2. How would you approach handling missing data in a dataset before performing any analysis or modeling?

Overview

Handling missing data is a critical step in data preparation before any analysis or modeling in R. Missing data can distort the conclusions of any analysis or predictive model, making it crucial to address them appropriately. The strategies for handling missing data range from simple imputation techniques to complex model-based approaches, depending on the nature and extent of the missing data.

Key Concepts

Imputation Techniques: Methods to estimate and fill in missing data.
Data Deletion: Removing data with missing values under certain conditions.
Model-based Approaches: Using statistical models to account for missingness.

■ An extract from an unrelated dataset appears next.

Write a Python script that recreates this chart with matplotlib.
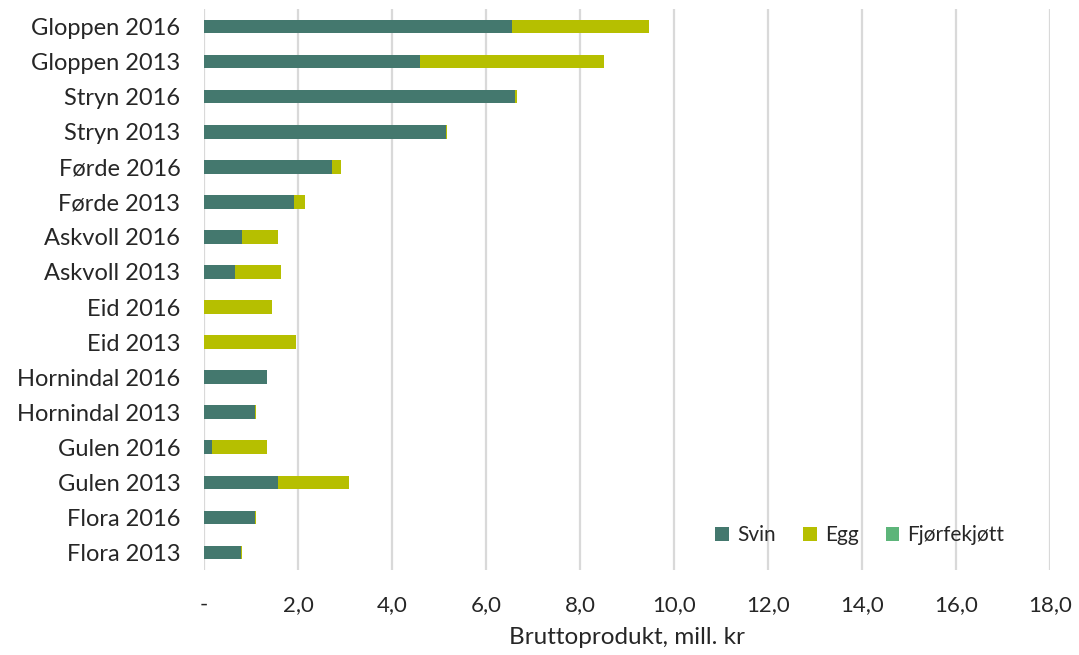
import matplotlib
matplotlib.use("Agg")
import matplotlib.pyplot as plt
import numpy as np

categories = ["Gloppen 2016", "Gloppen 2013", "Stryn 2016", "Stryn 2013",
              "Førde 2016", "Førde 2013", "Askvoll 2016", "Askvoll 2013",
              "Eid 2016", "Eid 2013", "Hornindal 2016", "Hornindal 2013",
              "Gulen 2016", "Gulen 2013", "Flora 2016", "Flora 2013"]
svin = [6.56, 4.60, 6.62, 5.14, 2.72, 1.92, 0.81, 0.67,
        0.0, 0.0, 1.33, 1.09, 0.16, 1.57, 1.09, 0.79]
egg = [2.91, 3.90, 0.03, 0.02, 0.19, 0.22, 0.76, 0.97,
       1.45, 1.95, 0.02, 0.02, 1.17, 1.52, 0.02, 0.02]
fjorfe = [0.0] * 16
series_names = ["Svin", "Egg", "Fjørfekjøtt"]
xticks = [0, 2, 4, 6, 8, 10, 12, 14, 16, 18]
xticklabels = ["-", "2,0", "4,0", "6,0", "8,0", "10,0", "12,0", "14,0", "16,0", "18,0"]

plt.rcParams['font.family'] = ['Lato', 'DejaVu Sans']
colors = ["#44786E", "#B6BF00", "#5DB57A"]
text_color = "#262626"

fig = plt.figure(figsize=(10.79, 6.55), dpi=100)
ax = fig.add_axes([204/1079, 1 - 570/655, (1050-204)/1079, (570-9)/655])

y = np.arange(len(categories))
h = 0.39
left = np.zeros(len(categories))
for vals, name, c in zip([svin, egg, fjorfe], series_names, colors):
    ax.barh(y, vals, height=h, left=left, color=c, label=name, zorder=3)
    left = left + np.array(vals)

ax.set_ylim(len(categories) - 0.5, -0.5)
ax.set_yticks(y)
ax.set_yticklabels(categories, fontsize=17, color=text_color)
ax.set_xlim(0, 18)
ax.set_xticks(xticks)
ax.set_xticklabels(xticklabels, fontsize=16, color=text_color)
ax.tick_params(axis='both', length=0)
ax.tick_params(axis='y', pad=17)
ax.tick_params(axis='x', pad=18)
ax.grid(axis='x', color="#D9D9D9", linewidth=1.6, zorder=0)
for s in ax.spines.values():
    s.set_visible(False)
ax.set_xlabel("Bruttoprodukt, mill. kr", fontsize=17.5, color=text_color, labelpad=9)

leg = ax.legend(loc='center', bbox_to_anchor=((860-204)/(1050-204), (570-535)/(570-9)),
                ncol=3, frameon=False, fontsize=15, handlelength=0.65, handleheight=0.65,
                handletextpad=0.4, columnspacing=1.3, labelcolor=text_color)

fig.savefig("out.png", dpi=100)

Common Interview Questions

Basic Level

What is the significance of handling missing data in R?
How do you check for missing values in a dataset in R?

Intermediate Level

What are the advantages and disadvantages of imputing missing values versus removing observations with missing values in R?

Advanced Level

Describe how you would implement multiple imputation in a dataset in R and its advantages over single imputation.

Detailed Answers

1. What is the significance of handling missing data in R?

Answer: Handling missing data is crucial to ensure the accuracy and reliability of statistical analysis and modeling. Missing data can lead to biased estimates, reduced statistical power, and incorrect conclusions. In R, addressing missing data allows for the complete use of datasets, improving the quality of insights derived from data analysis.

Key Points:
- Ensures accuracy in analysis.
- Prevents biased estimates and incorrect conclusions.
- Allows for the complete utilization of datasets.

Example:

# Assuming 'data' is a DataFrame in R
summary(data) # Provides a summary, including the count of NA (missing) values in each column.

2. How do you check for missing values in a dataset in R?

Answer: In R, you can check for missing values using functions like is.na(), which identifies missing values, and sum() or table() can be used in conjunction to count them.

Key Points:
- is.na() function identifies NAs in an object.
- Summing up the logical vector from is.na() gives the count of missing values.
- table() can be used for a detailed count of missing vs. non-missing values.

Example:

data <- c(1, NA, 3, NA, 5)
# Check for missing values
missing_values <- is.na(data)
# Count missing values
count_missing <- sum(missing_values)
print(count_missing)

3. What are the advantages and disadvantages of imputing missing values versus removing observations with missing values in R?

Answer: Imputing missing values helps retain data that might be valuable, preserving the dataset's size and potentially its diversity. It allows for the complete analysis without losing information. However, it can introduce bias if the imputation model is not well-chosen or misrepresents the data's nature. On the other hand, removing observations with missing values simplifies the data but at the cost of losing potentially valuable information, which can lead to biased analyses if the data is not missing completely at random (MCAR).

Key Points:
- Imputation retains valuable data but may introduce bias.
- Data deletion simplifies analyses but may result in loss of information.
- The choice depends on the nature of missingness and the dataset.

Example:

# Imputing missing values with the mean
data <- c(1, NA, 3, NA, 5)
data[is.na(data)] <- mean(data, na.rm = TRUE)
print(data)

# Removing observations with missing values
data <- na.omit(data)
print(data)

4. Describe how you would implement multiple imputation in a dataset in R and its advantages over single imputation.

Answer: Multiple imputation involves creating several imputed datasets, analyzing each one separately, and then pooling the results to account for the uncertainty around the missing data. It provides a more robust and accurate way to handle missing data by incorporating the variability due to imputation, which single imputation methods often overlook. In R, the mice package is commonly used for multiple imputation.

Key Points:
- Incorporates variability in the imputation process, providing more reliable estimates.
- Reduces bias and improves confidence in the analysis.
- The mice package in R is a comprehensive tool for multiple imputation.

Example:

# Assuming 'mice' package is installed
library(mice)

data <- data.frame(
  x1 = c(1, 2, NA, 4, 5),
  x2 = c(NA, 2, 3, 4, 5)
)

# Performing multiple imputation
imputedData <- mice(data, m = 5, method = 'pmm', seed = 500)

# Completing the data by choosing one of the imputed datasets
completedData <- complete(imputedData, 1)
print(completedData)

This guide provides an advanced perspective on handling missing data in R, focusing on understanding the implications of different methods and their implementation.